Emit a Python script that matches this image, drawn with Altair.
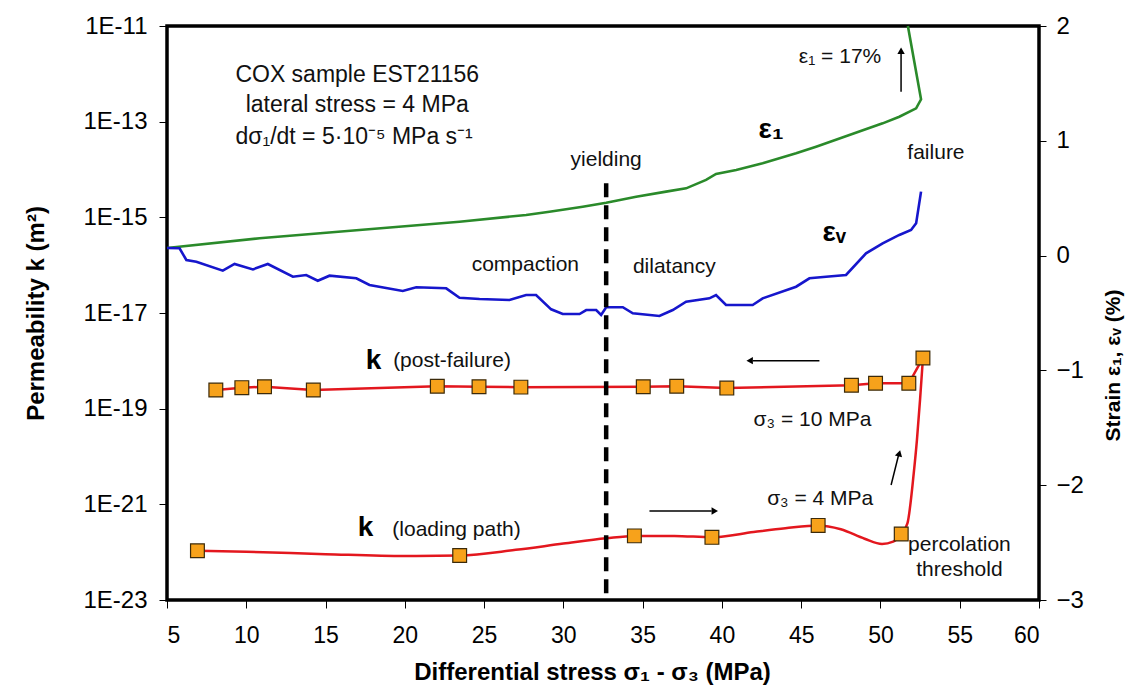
import altair as alt
import pandas as pd

FONT = "Liberation Sans"

# ---------------- permeability (left axis, m^2) ----------------
load_curve_x = [6.92, 10.0, 15.0, 20.0, 23.46, 27.0, 30.0, 32.7, 34.48, 37.0, 39.37, 42.0, 44.0,
                46.07, 47.5, 49.0, 50.1, 50.8, 51.31, 51.7, 52.1, 52.3, 52.5, 52.68]
load_curve_k = [1.07e-22, 1.02e-22, 9.1e-23, 8.3e-23, 8.5e-23, 1.12e-22, 1.51e-22, 1.95e-22, 2.19e-22,
                2.19e-22, 2.04e-22, 2.63e-22, 3.16e-22, 3.63e-22, 3.02e-22, 1.91e-22, 1.48e-22, 1.66e-22,
                2.40e-22, 3.98e-22, 4.47e-21, 2.19e-20, 1.58e-19, 1.15e-18]
load_marker_x = [6.92, 23.46, 34.48, 39.37, 46.07, 51.31]
load_marker_k = [1.07e-22, 8.5e-23, 2.19e-22, 2.04e-22, 3.63e-22, 2.40e-22]
post_x = [8.08, 9.72, 11.15, 14.23, 22.05, 24.68, 27.32, 35.04, 37.15, 40.31, 48.17, 49.69, 51.79, 52.68]
post_k = [2.45e-19, 2.75e-19, 2.88e-19, 2.45e-19, 2.95e-19, 2.88e-19, 2.82e-19, 2.88e-19, 2.95e-19,
          2.69e-19, 3.09e-19, 3.39e-19, 3.39e-19, 1.15e-18]

# ---------------- strain (right axis, %) ----------------
eps1_x = [5.0, 10.84, 17.14, 23.45, 27.65, 29.12, 31.22, 32.70, 34.59, 36.48, 37.74, 39.0, 39.63, 40.9,
          42.57, 44.68, 45.94, 48.04, 50.14, 51.19, 52.25, 52.56, 51.73]
eps1_s = [0.066, 0.151, 0.223, 0.295, 0.354, 0.382, 0.426, 0.461, 0.513, 0.557, 0.586, 0.659, 0.711, 0.746,
          0.804, 0.891, 0.949, 1.051, 1.152, 1.21, 1.283, 1.361, 2.0]
epsv_x = [5.0, 5.79, 6.22, 6.85, 8.52, 9.26, 10.42, 11.36, 12.94, 13.78, 14.51, 15.25, 16.94, 17.77, 19.87,
          20.72, 22.61, 23.45, 24.71, 26.6, 27.65, 28.28, 29.23, 29.96, 31.02, 31.44, 32.07, 32.38, 32.70,
          33.75, 34.38, 36.06, 36.9, 37.74, 39.21, 39.63, 40.26, 41.94, 42.57, 44.68, 45.52, 46.57, 47.83,
          49.09, 50.14, 51.19, 51.93, 52.25, 52.56]
epsv_s = [0.066, 0.064, -0.038, -0.053, -0.131, -0.073, -0.12, -0.073, -0.184, -0.169, -0.219, -0.175,
          -0.198, -0.256, -0.308, -0.276, -0.285, -0.367, -0.378, -0.387, -0.343, -0.343, -0.468, -0.509,
          -0.509, -0.474, -0.474, -0.517, -0.45, -0.45, -0.503, -0.526, -0.474, -0.402, -0.372, -0.343,
          -0.43, -0.43, -0.372, -0.271, -0.198, -0.184, -0.169, 0.02, 0.107, 0.18, 0.223, 0.281, 0.557]

yield_x = [32.7]
yield_top = [0.63]
yield_bottom = [-3.0]

# ---------------- annotations ----------------
note_text = ["yielding", "failure", "compaction", "dilatancy", "(post-failure)", "σ₃ = 10 MPa",
             "σ₃ = 4 MPa", "(loading path)", "percolation", "threshold"]
note_x = [32.70, 53.5, 27.6, 37.0, 22.98, 45.71, 46.2, 23.26, 54.98, 54.98]
note_s = [0.833, 0.891, -0.082, -0.097, -0.922, -1.432, -2.123, -2.39, -2.52, -2.739]

info_text = ["COX sample EST21156", "lateral stress = 4 MPa", "dσ₁/dt = 5·10⁻⁵ MPa s⁻¹"]
info_x = [17.0, 17.0, 16.8]
info_s = [1.573, 1.312, 1.03]

small_text = ["ε₁ = 17%"]
small_x = [47.45]
small_s = [1.733]

sym_text = ["ε₁", "εᵥ", "k", "k"]
sym_x = [43.1, 47.09, 18.03, 17.52]
sym_s = [1.094, 0.194, -0.918, -2.376]

arrow_x1 = [51.30, 46.15, 35.43, 50.67]
arrow_x2 = [51.30, 41.95, 39.35, 51.13]
arrow_s1 = [1.428, -0.915, -2.225, -1.998]
arrow_s2 = [1.76, -0.915, -2.225, -1.745]
head_x = [51.30, 41.75, 39.55, 51.19]
head_s = [1.785, -0.915, -2.225, -1.722]
head_shape = ["triangle-up", "triangle-left", "triangle-right", "triangle-up"]
head_angle = [0, 0, 0, 15]

x_ticks = [5, 10, 15, 20, 25, 30, 35, 40, 45, 50, 55, 60]
k_ticks = [1e-11, 1e-13, 1e-15, 1e-17, 1e-19, 1e-21, 1e-23]
s_ticks = [2, 1, 0, -1, -2, -3]

# ---------------- data frames ----------------
df_load = pd.DataFrame({"x": load_curve_x, "k": load_curve_k})
df_load_m = pd.DataFrame({"x": load_marker_x, "k": load_marker_k})
df_post = pd.DataFrame({"x": post_x, "k": post_k})
df_e1 = pd.DataFrame({"x": eps1_x, "s": eps1_s, "i": list(range(len(eps1_x)))})
df_ev = pd.DataFrame({"x": epsv_x, "s": epsv_s, "i": list(range(len(epsv_x)))})
df_yield = pd.DataFrame({"x": yield_x, "s": yield_top, "s2": yield_bottom})
df_note = pd.DataFrame({"x": note_x, "s": note_s, "t": note_text})
df_info = pd.DataFrame({"x": info_x, "s": info_s, "t": info_text})
df_small = pd.DataFrame({"x": small_x, "s": small_s, "t": small_text})
df_sym = pd.DataFrame({"x": sym_x, "s": sym_s, "t": sym_text})
df_arrow = pd.DataFrame({"x": arrow_x1, "x2": arrow_x2, "s": arrow_s1, "s2": arrow_s2})
df_head = pd.DataFrame({"x": head_x, "s": head_s, "shape": head_shape, "angle": head_angle})

# ---------------- scales / axes ----------------
x_enc = alt.X(
    "x:Q",
    scale=alt.Scale(domain=[5, 60], nice=False, zero=False),
    axis=alt.Axis(
        values=x_ticks, title="Differential stress  σ₁ - σ₃  (MPa)", grid=False, domain=False,
        tickColor="black", tickSize=8, tickWidth=1, labelFontSize=23, labelColor="black",
        labelFont=FONT, labelPadding=16, titleFont=FONT, titleFontSize=24, titleFontWeight="bold",
        titleColor="black", titleX=425, titleY=72, titleBaseline="middle", titleAlign="center",
    ),
)

k_scale = alt.Scale(type="log", domain=[1e-23, 1e-11], nice=False)
k_axis = alt.Axis(
    orient="left", values=k_ticks, labelExpr="'1E' + round(log(datum.value)/LN10)", grid=False,
    domain=False, tickColor="black", tickSize=8, tickWidth=1, labelFontSize=24, labelColor="black",
    labelFont=FONT, labelPadding=12, title="Permeability  k  (m²)", titleFont=FONT, titleFontSize=24,
    titleFontWeight="bold", titleColor="black", titleAngle=270, titleX=-131, titleY=287,
    titleAlign="center", titleBaseline="middle",
)
k_enc = alt.Y("k:Q", scale=k_scale, axis=k_axis)

s_scale = alt.Scale(domain=[-3, 2], nice=False, zero=False)
s_axis = alt.Axis(
    orient="right", values=s_ticks, grid=False, domain=False, tickColor="black", tickSize=7, tickWidth=1,
    labelFontSize=24, labelColor="black", labelFont=FONT, labelPadding=10,
    title="Strain  ε₁, εᵥ  (%)", titleFont=FONT, titleFontSize=21, titleFontWeight="bold",
    titleColor="black", titleAngle=270, titleX=74, titleY=339, titleAlign="center", titleBaseline="middle",
)
s_enc = alt.Y("s:Q", scale=s_scale, axis=s_axis)

RED = "#E3171E"

# ---------------- left group: permeability ----------------
load_line = alt.Chart(df_load).mark_line(color=RED, strokeWidth=2.5, interpolate="monotone").encode(
    x=x_enc, y=k_enc)
post_line = alt.Chart(df_post).mark_line(color=RED, strokeWidth=2.5).encode(x=x_enc, y=k_enc)
load_pts = alt.Chart(df_load_m).mark_point(
    shape="square", filled=True, fill="#F7A21B", stroke="#3b2a0a", strokeWidth=1.2, size=190, opacity=1
).encode(x=x_enc, y=k_enc)
post_pts = alt.Chart(df_post).mark_point(
    shape="square", filled=True, fill="#F7A21B", stroke="#3b2a0a", strokeWidth=1.2, size=190, opacity=1
).encode(x=x_enc, y=k_enc)
left = alt.layer(load_line, post_line, load_pts, post_pts)

# ---------------- right group: strain + annotations ----------------
e1_line = alt.Chart(df_e1).mark_line(color="#2A8A2A", strokeWidth=2.6).encode(
    x=x_enc, y=s_enc, order="i:Q")
ev_line = alt.Chart(df_ev).mark_line(color="#1616CC", strokeWidth=2.6).encode(
    x=x_enc, y=s_enc, order="i:Q")
yield_rule = alt.Chart(df_yield).mark_rule(color="black", strokeWidth=4.5, strokeDash=[14, 8]).encode(
    x=x_enc, y=s_enc, y2="s2:Q")
notes = alt.Chart(df_note).mark_text(font=FONT, fontSize=21, color="#111", align="center",
                                     baseline="middle").encode(x=x_enc, y=s_enc, text="t:N")
info = alt.Chart(df_info).mark_text(font=FONT, fontSize=23, color="#111", align="center",
                                    baseline="middle").encode(x=x_enc, y=s_enc, text="t:N")
small = alt.Chart(df_small).mark_text(font=FONT, fontSize=21, color="#111", align="center",
                                      baseline="middle").encode(x=x_enc, y=s_enc, text="t:N")
sym = alt.Chart(df_sym).mark_text(font=FONT, fontSize=28, fontWeight="bold", color="black",
                                  align="center", baseline="middle").encode(x=x_enc, y=s_enc, text="t:N")
arrows = alt.Chart(df_arrow).mark_rule(color="black", strokeWidth=1.5).encode(
    x=x_enc, x2="x2:Q", y=s_enc, y2="s2:Q")
heads = alt.Chart(df_head).mark_point(filled=True, color="black", size=55, opacity=1).encode(
    x=x_enc, y=s_enc, shape=alt.Shape("shape:N", scale=None), angle=alt.Angle("angle:Q", scale=None))
right = alt.layer(e1_line, ev_line, yield_rule, notes, info, small, sym, arrows, heads)

chart = alt.layer(left, right).resolve_scale(y="independent").properties(
    width=872, height=574,
    autosize=alt.AutoSizeParams(type="none"),
    padding={"left": 159, "top": 18, "right": 87, "bottom": 89},
).configure_view(stroke="black", strokeWidth=3.5)

chart.save("out.html", embed_options={"renderer": "svg", "actions": False})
★ ★ ★ ★
DIRECTIONS FOR THIS TASK
Starting with the first line of the data above and ending with the line containing "2.69e-19, 3.09e-19, 3.39e-19, 3.39e-19, 1.15e-18]", please restate every line exactly, leaving images out.

TASK RESULT
Emit a Python script that matches this image, drawn with Altair.
import altair as alt
import pandas as pd

FONT = "Liberation Sans"

# ---------------- permeability (left axis, m^2) ----------------
load_curve_x = [6.92, 10.0, 15.0, 20.0, 23.46, 27.0, 30.0, 32.7, 34.48, 37.0, 39.37, 42.0, 44.0,
                46.07, 47.5, 49.0, 50.1, 50.8, 51.31, 51.7, 52.1, 52.3, 52.5, 52.68]
load_curve_k = [1.07e-22, 1.02e-22, 9.1e-23, 8.3e-23, 8.5e-23, 1.12e-22, 1.51e-22, 1.95e-22, 2.19e-22,
                2.19e-22, 2.04e-22, 2.63e-22, 3.16e-22, 3.63e-22, 3.02e-22, 1.91e-22, 1.48e-22, 1.66e-22,
                2.40e-22, 3.98e-22, 4.47e-21, 2.19e-20, 1.58e-19, 1.15e-18]
load_marker_x = [6.92, 23.46, 34.48, 39.37, 46.07, 51.31]
load_marker_k = [1.07e-22, 8.5e-23, 2.19e-22, 2.04e-22, 3.63e-22, 2.40e-22]
post_x = [8.08, 9.72, 11.15, 14.23, 22.05, 24.68, 27.32, 35.04, 37.15, 40.31, 48.17, 49.69, 51.79, 52.68]
post_k = [2.45e-19, 2.75e-19, 2.88e-19, 2.45e-19, 2.95e-19, 2.88e-19, 2.82e-19, 2.88e-19, 2.95e-19,
          2.69e-19, 3.09e-19, 3.39e-19, 3.39e-19, 1.15e-18]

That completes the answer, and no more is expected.